| OBJECTIVE |
Leave out the pictures and set down exactly the lines from the start of the listing through the one with "15.5, 15.75, 16];", both included.
----------
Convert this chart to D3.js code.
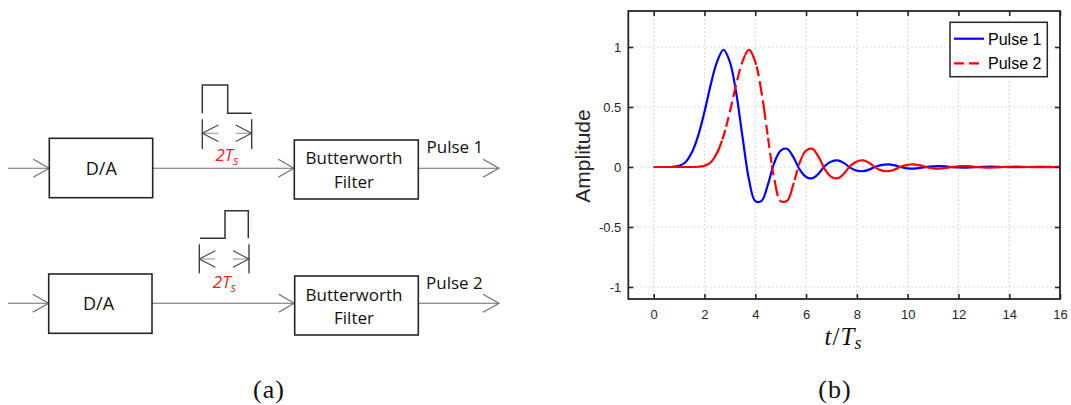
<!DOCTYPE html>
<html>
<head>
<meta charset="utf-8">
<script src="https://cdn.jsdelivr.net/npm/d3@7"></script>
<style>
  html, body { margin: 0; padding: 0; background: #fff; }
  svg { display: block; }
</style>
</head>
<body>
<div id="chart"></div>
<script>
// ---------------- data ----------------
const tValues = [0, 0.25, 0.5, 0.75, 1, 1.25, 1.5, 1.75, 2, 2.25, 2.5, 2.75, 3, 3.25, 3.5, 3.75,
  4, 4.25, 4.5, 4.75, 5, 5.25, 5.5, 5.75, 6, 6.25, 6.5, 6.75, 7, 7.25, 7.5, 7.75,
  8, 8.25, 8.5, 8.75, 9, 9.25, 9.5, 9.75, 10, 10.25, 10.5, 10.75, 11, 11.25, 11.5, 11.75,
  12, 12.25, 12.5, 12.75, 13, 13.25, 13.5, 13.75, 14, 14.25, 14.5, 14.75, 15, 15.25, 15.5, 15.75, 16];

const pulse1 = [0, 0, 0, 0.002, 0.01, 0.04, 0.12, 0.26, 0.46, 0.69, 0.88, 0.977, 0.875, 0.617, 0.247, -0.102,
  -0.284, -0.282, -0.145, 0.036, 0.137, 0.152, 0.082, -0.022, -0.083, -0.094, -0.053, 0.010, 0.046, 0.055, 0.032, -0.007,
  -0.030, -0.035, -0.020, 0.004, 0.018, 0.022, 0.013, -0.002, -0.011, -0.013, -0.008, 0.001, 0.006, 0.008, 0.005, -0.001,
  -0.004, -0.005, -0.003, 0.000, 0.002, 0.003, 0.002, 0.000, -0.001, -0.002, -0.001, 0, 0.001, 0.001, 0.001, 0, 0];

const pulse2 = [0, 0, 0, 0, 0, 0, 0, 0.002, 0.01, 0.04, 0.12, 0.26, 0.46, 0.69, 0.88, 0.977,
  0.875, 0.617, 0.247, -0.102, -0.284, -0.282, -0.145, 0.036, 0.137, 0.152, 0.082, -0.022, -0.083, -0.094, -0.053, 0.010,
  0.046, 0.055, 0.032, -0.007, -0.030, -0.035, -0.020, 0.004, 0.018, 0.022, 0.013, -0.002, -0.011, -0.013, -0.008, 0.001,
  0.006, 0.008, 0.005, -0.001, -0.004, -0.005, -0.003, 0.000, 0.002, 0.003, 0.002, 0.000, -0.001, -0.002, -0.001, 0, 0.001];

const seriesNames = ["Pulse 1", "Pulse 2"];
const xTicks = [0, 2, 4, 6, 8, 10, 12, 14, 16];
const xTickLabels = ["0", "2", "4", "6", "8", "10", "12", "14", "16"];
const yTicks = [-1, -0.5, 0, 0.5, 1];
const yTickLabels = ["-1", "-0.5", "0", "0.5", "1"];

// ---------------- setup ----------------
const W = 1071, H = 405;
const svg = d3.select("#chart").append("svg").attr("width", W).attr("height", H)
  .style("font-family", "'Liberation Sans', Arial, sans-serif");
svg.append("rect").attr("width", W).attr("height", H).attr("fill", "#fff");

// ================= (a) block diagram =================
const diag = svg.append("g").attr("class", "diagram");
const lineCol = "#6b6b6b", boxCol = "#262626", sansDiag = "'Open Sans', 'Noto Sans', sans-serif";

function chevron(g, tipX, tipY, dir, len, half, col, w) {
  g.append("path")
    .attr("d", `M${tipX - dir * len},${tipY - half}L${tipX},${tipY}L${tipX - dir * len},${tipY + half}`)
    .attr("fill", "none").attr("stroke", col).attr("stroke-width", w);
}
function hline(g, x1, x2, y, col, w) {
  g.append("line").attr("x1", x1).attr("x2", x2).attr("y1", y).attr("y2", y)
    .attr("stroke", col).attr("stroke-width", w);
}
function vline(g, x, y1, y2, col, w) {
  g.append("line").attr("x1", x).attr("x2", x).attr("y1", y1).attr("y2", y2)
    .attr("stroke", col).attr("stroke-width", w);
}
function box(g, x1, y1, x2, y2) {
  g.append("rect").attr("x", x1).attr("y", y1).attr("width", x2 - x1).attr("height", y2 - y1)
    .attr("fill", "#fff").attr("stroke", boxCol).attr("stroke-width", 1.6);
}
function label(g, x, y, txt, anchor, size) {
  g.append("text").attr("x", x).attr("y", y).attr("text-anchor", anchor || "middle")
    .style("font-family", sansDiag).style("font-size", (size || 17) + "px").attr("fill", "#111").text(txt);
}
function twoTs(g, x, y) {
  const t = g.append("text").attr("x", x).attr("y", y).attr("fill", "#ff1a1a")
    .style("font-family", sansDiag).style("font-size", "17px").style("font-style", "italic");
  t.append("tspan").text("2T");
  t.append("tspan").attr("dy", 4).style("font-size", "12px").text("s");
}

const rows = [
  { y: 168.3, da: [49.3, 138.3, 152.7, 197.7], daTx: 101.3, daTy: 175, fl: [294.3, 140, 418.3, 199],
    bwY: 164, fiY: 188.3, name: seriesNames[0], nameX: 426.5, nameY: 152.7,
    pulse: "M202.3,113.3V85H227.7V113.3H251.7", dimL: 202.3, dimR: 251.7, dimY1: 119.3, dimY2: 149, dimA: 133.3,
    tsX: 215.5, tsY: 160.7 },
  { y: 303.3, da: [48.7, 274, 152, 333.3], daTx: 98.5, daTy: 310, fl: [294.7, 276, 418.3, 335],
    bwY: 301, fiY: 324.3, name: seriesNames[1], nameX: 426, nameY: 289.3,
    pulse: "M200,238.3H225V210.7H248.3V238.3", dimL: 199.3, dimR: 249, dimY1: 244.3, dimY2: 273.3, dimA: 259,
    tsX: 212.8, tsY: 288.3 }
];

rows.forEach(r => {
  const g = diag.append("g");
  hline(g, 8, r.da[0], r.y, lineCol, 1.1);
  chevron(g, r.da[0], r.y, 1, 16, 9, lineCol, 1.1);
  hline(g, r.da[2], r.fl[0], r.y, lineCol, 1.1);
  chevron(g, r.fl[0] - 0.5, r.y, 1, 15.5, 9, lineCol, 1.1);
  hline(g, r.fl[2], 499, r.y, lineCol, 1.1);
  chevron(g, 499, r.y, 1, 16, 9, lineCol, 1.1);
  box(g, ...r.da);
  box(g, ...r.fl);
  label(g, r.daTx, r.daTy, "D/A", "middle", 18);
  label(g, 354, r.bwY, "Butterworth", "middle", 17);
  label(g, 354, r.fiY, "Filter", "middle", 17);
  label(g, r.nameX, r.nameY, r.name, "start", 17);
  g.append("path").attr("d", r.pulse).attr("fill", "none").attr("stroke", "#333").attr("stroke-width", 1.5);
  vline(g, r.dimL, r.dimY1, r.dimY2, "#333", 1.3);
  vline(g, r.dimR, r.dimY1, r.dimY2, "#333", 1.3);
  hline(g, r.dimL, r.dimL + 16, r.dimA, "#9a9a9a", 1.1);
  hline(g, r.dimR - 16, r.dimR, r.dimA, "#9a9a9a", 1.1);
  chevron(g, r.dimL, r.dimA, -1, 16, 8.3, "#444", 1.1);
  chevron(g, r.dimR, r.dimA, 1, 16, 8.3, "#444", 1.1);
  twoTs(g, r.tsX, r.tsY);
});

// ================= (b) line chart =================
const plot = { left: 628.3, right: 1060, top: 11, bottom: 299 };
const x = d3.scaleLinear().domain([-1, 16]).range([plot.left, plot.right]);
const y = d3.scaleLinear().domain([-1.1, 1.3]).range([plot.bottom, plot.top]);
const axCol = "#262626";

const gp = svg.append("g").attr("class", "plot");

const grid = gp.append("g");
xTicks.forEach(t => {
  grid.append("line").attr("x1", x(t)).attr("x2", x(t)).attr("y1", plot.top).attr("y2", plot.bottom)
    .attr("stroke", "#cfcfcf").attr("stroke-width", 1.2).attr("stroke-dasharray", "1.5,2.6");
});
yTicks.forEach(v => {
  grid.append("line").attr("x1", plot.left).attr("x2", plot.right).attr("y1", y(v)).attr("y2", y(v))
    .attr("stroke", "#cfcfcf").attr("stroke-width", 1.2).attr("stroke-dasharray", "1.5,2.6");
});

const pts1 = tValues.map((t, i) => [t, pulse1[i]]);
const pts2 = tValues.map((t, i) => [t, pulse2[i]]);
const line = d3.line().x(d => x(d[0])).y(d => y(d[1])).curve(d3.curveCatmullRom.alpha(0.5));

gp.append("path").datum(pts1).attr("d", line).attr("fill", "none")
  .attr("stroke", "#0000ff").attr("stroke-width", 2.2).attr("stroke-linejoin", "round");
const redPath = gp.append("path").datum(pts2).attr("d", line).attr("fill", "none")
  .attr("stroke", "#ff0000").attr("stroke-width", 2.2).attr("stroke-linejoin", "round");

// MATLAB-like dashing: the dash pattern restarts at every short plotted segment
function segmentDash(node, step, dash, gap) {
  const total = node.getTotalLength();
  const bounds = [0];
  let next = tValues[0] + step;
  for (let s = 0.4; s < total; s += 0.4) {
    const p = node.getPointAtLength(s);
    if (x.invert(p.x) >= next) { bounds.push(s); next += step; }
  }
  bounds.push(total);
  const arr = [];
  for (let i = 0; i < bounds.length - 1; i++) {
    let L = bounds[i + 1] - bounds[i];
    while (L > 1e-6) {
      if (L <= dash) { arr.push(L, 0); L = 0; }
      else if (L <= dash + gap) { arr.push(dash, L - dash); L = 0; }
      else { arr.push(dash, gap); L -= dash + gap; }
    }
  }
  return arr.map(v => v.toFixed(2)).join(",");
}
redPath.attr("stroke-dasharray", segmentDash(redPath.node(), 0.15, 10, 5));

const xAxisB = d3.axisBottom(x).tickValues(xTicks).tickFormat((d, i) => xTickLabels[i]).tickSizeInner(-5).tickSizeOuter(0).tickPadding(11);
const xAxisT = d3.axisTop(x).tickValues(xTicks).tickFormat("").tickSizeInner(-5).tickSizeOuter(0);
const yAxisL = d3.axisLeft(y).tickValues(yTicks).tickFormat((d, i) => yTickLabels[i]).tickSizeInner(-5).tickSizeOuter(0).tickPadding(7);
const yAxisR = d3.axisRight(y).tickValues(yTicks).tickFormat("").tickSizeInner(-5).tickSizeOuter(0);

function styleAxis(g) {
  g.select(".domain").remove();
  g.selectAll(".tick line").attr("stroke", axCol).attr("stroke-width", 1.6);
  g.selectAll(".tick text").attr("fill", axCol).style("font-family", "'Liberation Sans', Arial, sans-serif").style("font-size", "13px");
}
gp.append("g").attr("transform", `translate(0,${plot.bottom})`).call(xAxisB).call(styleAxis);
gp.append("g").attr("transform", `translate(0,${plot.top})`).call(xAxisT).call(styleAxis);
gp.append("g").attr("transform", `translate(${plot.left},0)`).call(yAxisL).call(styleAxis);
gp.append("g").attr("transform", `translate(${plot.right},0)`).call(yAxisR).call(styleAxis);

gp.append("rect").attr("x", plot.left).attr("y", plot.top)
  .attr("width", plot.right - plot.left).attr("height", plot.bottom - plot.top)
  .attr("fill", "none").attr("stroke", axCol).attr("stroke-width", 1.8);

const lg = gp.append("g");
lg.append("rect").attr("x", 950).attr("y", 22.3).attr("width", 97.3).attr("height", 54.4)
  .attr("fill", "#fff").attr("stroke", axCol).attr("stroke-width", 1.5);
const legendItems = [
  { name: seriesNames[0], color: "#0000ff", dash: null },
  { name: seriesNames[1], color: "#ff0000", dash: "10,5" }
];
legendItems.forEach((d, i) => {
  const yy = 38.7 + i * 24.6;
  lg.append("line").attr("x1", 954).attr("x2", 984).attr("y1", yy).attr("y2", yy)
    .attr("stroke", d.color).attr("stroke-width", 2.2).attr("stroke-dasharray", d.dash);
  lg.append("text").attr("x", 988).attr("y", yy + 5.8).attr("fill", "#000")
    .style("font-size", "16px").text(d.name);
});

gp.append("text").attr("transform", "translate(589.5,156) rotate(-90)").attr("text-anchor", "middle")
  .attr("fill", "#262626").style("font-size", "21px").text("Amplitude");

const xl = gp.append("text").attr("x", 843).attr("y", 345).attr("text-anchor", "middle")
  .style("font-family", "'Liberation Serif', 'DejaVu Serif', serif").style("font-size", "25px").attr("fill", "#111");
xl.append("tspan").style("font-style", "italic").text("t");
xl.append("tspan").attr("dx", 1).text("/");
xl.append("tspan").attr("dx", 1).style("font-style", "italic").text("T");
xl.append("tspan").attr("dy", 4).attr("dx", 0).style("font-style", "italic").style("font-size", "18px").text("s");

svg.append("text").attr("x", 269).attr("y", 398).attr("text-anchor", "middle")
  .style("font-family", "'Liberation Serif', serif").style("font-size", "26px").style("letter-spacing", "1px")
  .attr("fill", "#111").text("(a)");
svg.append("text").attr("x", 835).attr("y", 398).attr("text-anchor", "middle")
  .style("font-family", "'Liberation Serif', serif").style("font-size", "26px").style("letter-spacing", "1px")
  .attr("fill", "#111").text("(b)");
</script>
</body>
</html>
----------
| EXERCISE ANSWER |
Convert this chart to D3.js code.
<!DOCTYPE html>
<html>
<head>
<meta charset="utf-8">
<script src="https://cdn.jsdelivr.net/npm/d3@7"></script>
<style>
  html, body { margin: 0; padding: 0; background: #fff; }
  svg { display: block; }
</style>
</head>
<body>
<div id="chart"></div>
<script>
// ---------------- data ----------------
const tValues = [0, 0.25, 0.5, 0.75, 1, 1.25, 1.5, 1.75, 2, 2.25, 2.5, 2.75, 3, 3.25, 3.5, 3.75,
  4, 4.25, 4.5, 4.75, 5, 5.25, 5.5, 5.75, 6, 6.25, 6.5, 6.75, 7, 7.25, 7.5, 7.75,
  8, 8.25, 8.5, 8.75, 9, 9.25, 9.5, 9.75, 10, 10.25, 10.5, 10.75, 11, 11.25, 11.5, 11.75,
  12, 12.25, 12.5, 12.75, 13, 13.25, 13.5, 13.75, 14, 14.25, 14.5, 14.75, 15, 15.25, 15.5, 15.75, 16];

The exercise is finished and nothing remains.